In the spirit of lockdown, and by way of testament to enduring friendship, I've been growing potatoes on my roof garden in tubs given to me by my longest-serving friend last Christmas. Everything to do with this process has been slightly more complicated, but much more enriching, than pandemic shopping: taking compost out of storage in my attic, climbing out of the window to plant seed potatoes ordered online during the #th lockdown, working out how to water the tubs in the dry spells with arcs of water poured from a watering can from the same window.
After the problem-solving, and the anticipation, the harvest has been so satisfying - searching through soil to find, well, to find these:
I've staged this harvest, taking only enough spuds at a time for the next meal in order to achieve that tub-to-table-in-20-minutes freshness which has been the whole point, or at least a good part of the point. I've served them with mint from the window box, and roasted them with rosemary which grows next to the mint. With the next and final serving, I plan to smother then in buttery sage - the window box sage is flourishing, having been dug up and sent to me by Morar by Royal Mail last autumn. She'd read I didn't have any to go with my parsley, rosemary, and thyme (I Bottle Abundance).
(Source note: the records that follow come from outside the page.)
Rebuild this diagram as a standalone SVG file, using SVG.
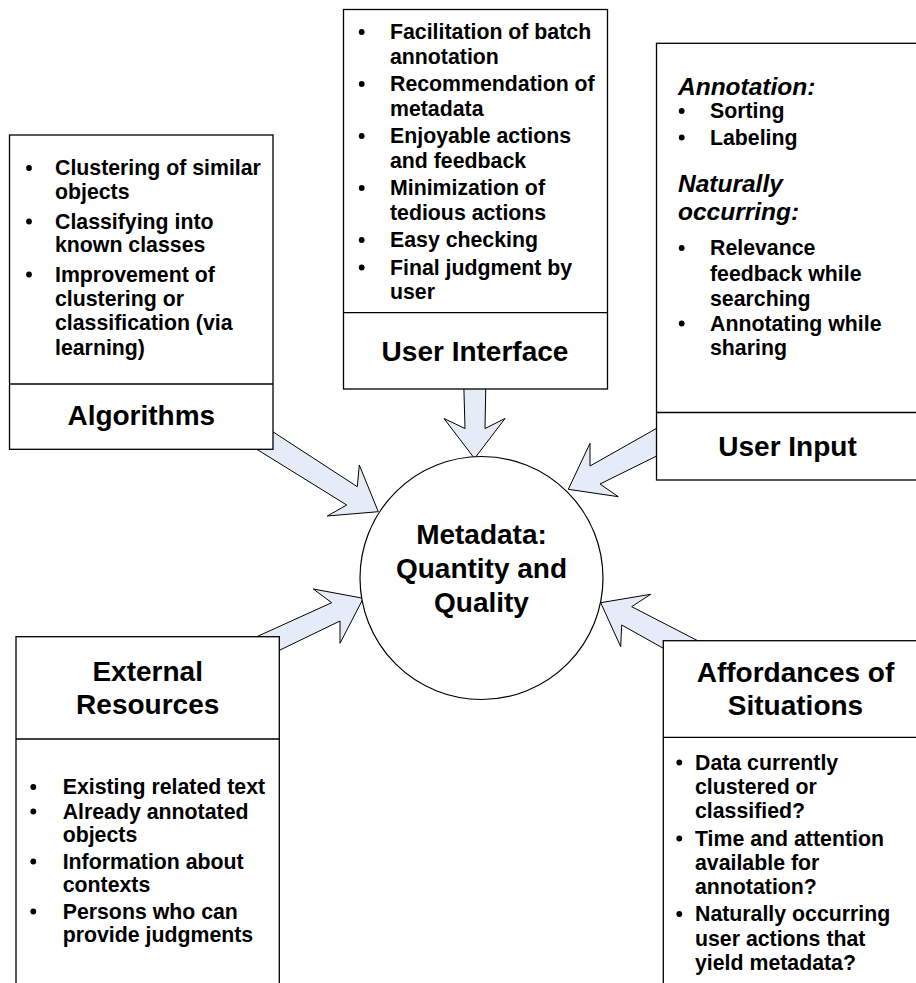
<svg xmlns="http://www.w3.org/2000/svg" width="916" height="983" viewBox="0 0 916 983">
<style>
.box{fill:#fff;stroke:#000;stroke-width:1.3}
.div{stroke:#000;stroke-width:1.3}
.arrow{fill:#E6ECF7;stroke:#000;stroke-width:1;stroke-linejoin:miter}
.t{font-family:"Liberation Sans",Arial,sans-serif;font-weight:bold;fill:#000}
.li{font-size:21.3px}
.ti{font-size:28px;text-anchor:middle}
.it{font-size:24.5px;font-style:italic}
.b{fill:#000}
</style>
<g id="connectors">
<polygon class="arrow" points="463.5,375 465,428.5 444,418.5 474.5,458.5 505,418.5 485,428.5 486,375"/>
<polygon class="arrow" points="240,410.4 357.3,486.7 359.3,465 378.3,511.7 327.3,516 346.7,505 230,432.7"/>
<polygon class="arrow" points="700,403.8 590,466 590,443.3 568.3,489.3 618.3,496.7 600,484 700,434.6"/>
<polygon class="arrow" points="240,644.3 331.7,602.7 313.3,589 363.3,598.3 340,643.3 340,621 260,659.7"/>
<polygon class="arrow" points="720,652.2 631.7,606.7 650.7,594.3 600.7,602.7 620.7,646.7 621.7,625 690,663.2"/>
</g>
<g id="algorithms">
<rect class="box" x="9.5" y="135" width="263.5" height="314.3"/>
<line class="div" x1="9.5" y1="384" x2="273" y2="384"/>
<circle class="b" cx="29" cy="168" r="2.9"/>
<circle class="b" cx="29" cy="221.5" r="2.9"/>
<circle class="b" cx="29" cy="274.5" r="2.9"/>
<text class="t li" x="55" y="175">Clustering of similar</text>
<text class="t li" x="55" y="199.3">objects</text>
<text class="t li" x="55" y="228.5">Classifying into</text>
<text class="t li" x="55" y="252">known classes</text>
<text class="t li" x="55" y="281.5">Improvement of</text>
<text class="t li" x="55" y="305.5">clustering or</text>
<text class="t li" x="55" y="330">classification (via</text>
<text class="t li" x="55" y="354.5">learning)</text>
<text class="t ti" x="141.3" y="425">Algorithms</text>
</g>
<g id="user-interface">
<rect class="box" x="343.5" y="9.5" width="264" height="379.5"/>
<line class="div" x1="343.5" y1="312.7" x2="607.5" y2="312.7"/>
<circle class="b" cx="361.7" cy="32" r="2.9"/>
<circle class="b" cx="361.7" cy="84" r="2.9"/>
<circle class="b" cx="361.7" cy="136" r="2.9"/>
<circle class="b" cx="361.7" cy="188" r="2.9"/>
<circle class="b" cx="361.7" cy="240" r="2.9"/>
<circle class="b" cx="361.7" cy="267.5" r="2.9"/>
<text class="t li" x="390" y="39">Facilitation of batch</text>
<text class="t li" x="390" y="63.5">annotation</text>
<text class="t li" x="390" y="91">Recommendation of</text>
<text class="t li" x="390" y="115.5">metadata</text>
<text class="t li" x="390" y="143">Enjoyable actions</text>
<text class="t li" x="390" y="167.5">and feedback</text>
<text class="t li" x="390" y="195">Minimization of</text>
<text class="t li" x="390" y="219.5">tedious actions</text>
<text class="t li" x="390" y="247">Easy checking</text>
<text class="t li" x="390" y="274.5">Final judgment by</text>
<text class="t li" x="390" y="299">user</text>
<text class="t ti" x="475" y="360.5">User Interface</text>
</g>
<g id="user-input">
<rect class="box" x="656.5" y="43.3" width="280" height="436.7"/>
<line class="div" x1="656.5" y1="412.5" x2="936.5" y2="412.5"/>
<text class="t it" x="678" y="95">Annotation:</text>
<circle class="b" cx="681.7" cy="111" r="2.9"/>
<circle class="b" cx="681.7" cy="137.5" r="2.9"/>
<text class="t li" x="710" y="118">Sorting</text>
<text class="t li" x="710" y="144.5">Labeling</text>
<text class="t it" x="678" y="192">Naturally</text>
<text class="t it" x="678" y="220">occurring:</text>
<circle class="b" cx="681.7" cy="248" r="2.9"/>
<circle class="b" cx="681.7" cy="323.5" r="2.9"/>
<text class="t li" x="710" y="255">Relevance</text>
<text class="t li" x="710" y="280.5">feedback while</text>
<text class="t li" x="710" y="305.5">searching</text>
<text class="t li" x="710" y="330.5">Annotating while</text>
<text class="t li" x="710" y="355">sharing</text>
<text class="t ti" x="787.5" y="456">User Input</text>
</g>
<g id="external-resources">
<rect class="box" x="16" y="636.7" width="263.3" height="400"/>
<line class="div" x1="16" y1="739" x2="279.3" y2="739"/>
<text class="t ti" x="147.7" y="681">External</text>
<text class="t ti" x="147.7" y="714">Resources</text>
<circle class="b" cx="33.3" cy="787" r="2.9"/>
<circle class="b" cx="33.3" cy="811.5" r="2.9"/>
<circle class="b" cx="33.3" cy="861.5" r="2.9"/>
<circle class="b" cx="33.3" cy="911.5" r="2.9"/>
<text class="t li" x="62.7" y="794">Existing related text</text>
<text class="t li" x="62.7" y="818.5">Already annotated</text>
<text class="t li" x="62.7" y="842">objects</text>
<text class="t li" x="62.7" y="868.5">Information about</text>
<text class="t li" x="62.7" y="892">contexts</text>
<text class="t li" x="62.7" y="918.5">Persons who can</text>
<text class="t li" x="62.7" y="942">provide judgments</text>
</g>
<g id="affordances">
<rect class="box" x="663.3" y="640.7" width="280" height="400"/>
<line class="div" x1="663.3" y1="737.3" x2="943.3" y2="737.3"/>
<text class="t ti" x="795.5" y="682">Affordances of</text>
<text class="t ti" x="795.5" y="715">Situations</text>
<circle class="b" cx="679.3" cy="762.5" r="2.9"/>
<circle class="b" cx="679.3" cy="838.5" r="2.9"/>
<circle class="b" cx="679.3" cy="914" r="2.9"/>
<text class="t li" x="695" y="769.5">Data currently</text>
<text class="t li" x="695" y="793.5">clustered or</text>
<text class="t li" x="695" y="818">classified?</text>
<text class="t li" x="695" y="845.5">Time and attention</text>
<text class="t li" x="695" y="869.5">available for</text>
<text class="t li" x="695" y="894">annotation?</text>
<text class="t li" x="695" y="921">Naturally occurring</text>
<text class="t li" x="695" y="945.5">user actions that</text>
<text class="t li" x="695" y="969.5">yield metadata?</text>
</g>
<g id="metadata">
<circle cx="481.5" cy="578" r="121.5" fill="#fff" stroke="#000" stroke-width="1.2"/>
<text class="t ti" x="481.5" y="544">Metadata:</text>
<text class="t ti" x="481.5" y="578">Quantity and</text>
<text class="t ti" x="481.5" y="612">Quality</text>
</g>
</svg>
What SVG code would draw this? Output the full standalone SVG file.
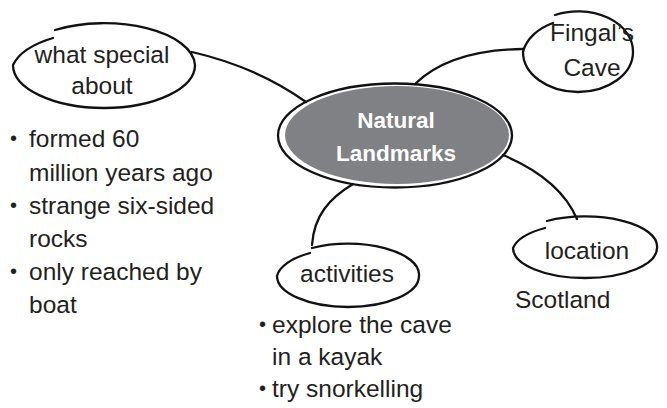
<svg xmlns="http://www.w3.org/2000/svg" width="667" height="408" viewBox="0 0 667 408">
<style>
.ln{fill:none;stroke:#111;stroke-width:2.3;stroke-linecap:round}
.t{font-family:"Liberation Sans",Arial,sans-serif;font-size:24.5px;fill:#231f20}
.c{text-anchor:middle}
.w{font-family:"Liberation Sans",Arial,sans-serif;font-size:22.5px;font-weight:bold;fill:#fff;text-anchor:middle}
.b{font-family:"Liberation Sans",Arial,sans-serif;font-size:20px;fill:#231f20}
</style>
<rect width="667" height="408" fill="#fff"/>
<g id="connectors">
<path class="ln" d="M192,52 Q257,67 306,102"/>
<path class="ln" d="M415,84 Q450,50 523,49"/>
<path class="ln" d="M503,155 Q560,179 577,219"/>
<path class="ln" d="M353,184 C330,198 314,215 312,245"/>
</g>
<g id="center">
<ellipse cx="397" cy="135" rx="112" ry="49" fill="#808184"/>
<ellipse cx="395" cy="135.5" rx="117" ry="52" class="ln" stroke-width="2.5"/>
<text class="w" x="396" y="128">Natural</text>
<text class="w" x="396" y="161">Landmarks</text>
</g>
<g id="what-special">
<path class="ln" d="M55,30 A91,43 0 0,1 195,65 A91,43 0 0,1 104,108 A91,43 0 0,1 13,65 A91,43 0 0,1 53,38"/>
<text class="t c" x="102" y="63" font-size="23">what special</text>
<text class="t c" x="102" y="94" font-size="23">about</text>
</g>
<g id="fingals-cave">
<path class="ln" d="M555,15 A55,40 0 0,1 633,52 A55,40 0 0,1 578,92 A55,40 0 0,1 523,52 A55,40 0 0,1 553,23"/>
<text class="t c" x="592" y="41" font-size="22">Fingal’s</text>
<text class="t c" x="592" y="76" font-size="22">Cave</text>
</g>
<g id="location">
<path class="ln" d="M547,221 A72,30 0 0,1 657,248 A72,30 0 0,1 585,278 A72,30 0 0,1 513,248 A72,30 0 0,1 545,228"/>
<text class="t c" x="587" y="259" font-size="24">location</text>
<text class="t" x="515" y="308">Scotland</text>
</g>
<g id="activities">
<path class="ln" d="M312,248 A71,31 0 0,1 419,276 A71,31 0 0,1 348,307 A71,31 0 0,1 277,276 A71,31 0 0,1 310,253"/>
<text class="t c" x="347" y="282" font-size="24">activities</text>
<text class="b" x="259" y="331">•</text>
<text class="t" x="272" y="333">explore the cave</text>
<text class="t" x="272" y="365">in a kayak</text>
<text class="b" x="259" y="395">•</text>
<text class="t" x="272" y="397">try snorkelling</text>
</g>
<g id="what-special-list">
<text class="b" x="10" y="145">•</text>
<text class="t" x="29" y="147">formed 60</text>
<text class="t" x="29" y="181">million years ago</text>
<text class="b" x="10" y="212">•</text>
<text class="t" x="29" y="214">strange six-sided</text>
<text class="t" x="29" y="247">rocks</text>
<text class="b" x="10" y="278">•</text>
<text class="t" x="29" y="280">only reached by</text>
<text class="t" x="29" y="313">boat</text>
</g>
</svg>
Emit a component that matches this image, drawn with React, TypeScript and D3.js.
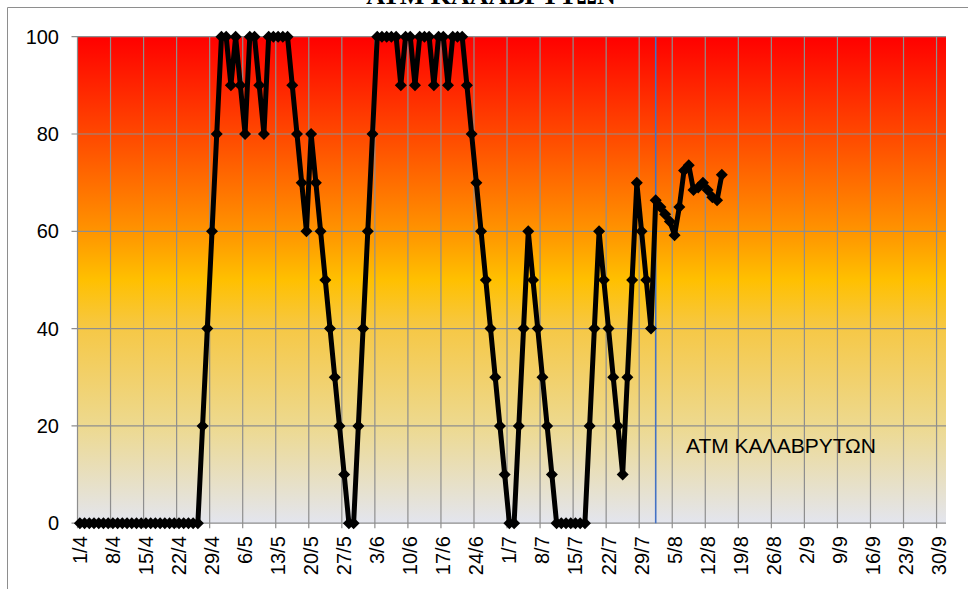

The rest of the point of the harvest has been to do with the pleasure of engaging in the physical world, the necessity of it. The joy of it is the reminder that growth often takes place out of sight ... but oh ... this is beginning to sound like it's heading in the direction of a sermon ...
You're right, dear reader: I'm going to use my potato harvest as a metaphor for creativity. You see, all the while these Charlottes were growing underground, I've been working on poems hidden in a file on my computer since 2019, now published by Fair Acre Press. I'd originally hoped their coming to light would coincide with Beethoven's 250th birthday in December 2020. This late harvest has also come in stages: a Zoom launch, a reading at the Poetry Pharmacy, and then a performance in mid-Devon on a summer's evening of extraordinary heat and calm.
Carol Caffrey and I had hatched the idea of a joint event back in the spring when our host, Richard Higgins, was looking for productions for a short season of open air events. It had seemed, then, so theoretical, so impossible: the chances were that it would never happen.
And then, it did.
Our journey down the M5 and through the high-hedged lanes was long. When we saw our names in huge letters on arrival at Brushford Barton, it was as if we had dug our hands into the soil, and, unbelieving until the moment of contact, found potatoes ...
The following evening, in the house's beautiful enclosed courtyard, Carol's performance of Music for Dogs was wonderful as ever. I've seen the play six, maybe seven, times and it's just as well, as this time I was on sound desk duty. As she performed, in addition to the pre-recordings, extra barks floated across from the nearby lawns - Carol integrated these into the story like the pro that she is. She was amongst dog-lovers, and the audience loved her and the play, laughing and sighing in all the right places.
When it was my turn, I read, for the first time, the whole sequence of GREAT MASTER / small boy, finding inspiration from the company of Beethoven himself. Richard had placed a wonderful carving of the Master next to me on the stage, complete with a 250th birthday candle.
For the two days we were at Brushford Barton, the world felt complete - a place of kindness, of hospitality, of growth and creativity: a place in which it is safe to be an artist, to bring new things to the surface, and to enjoy them in company.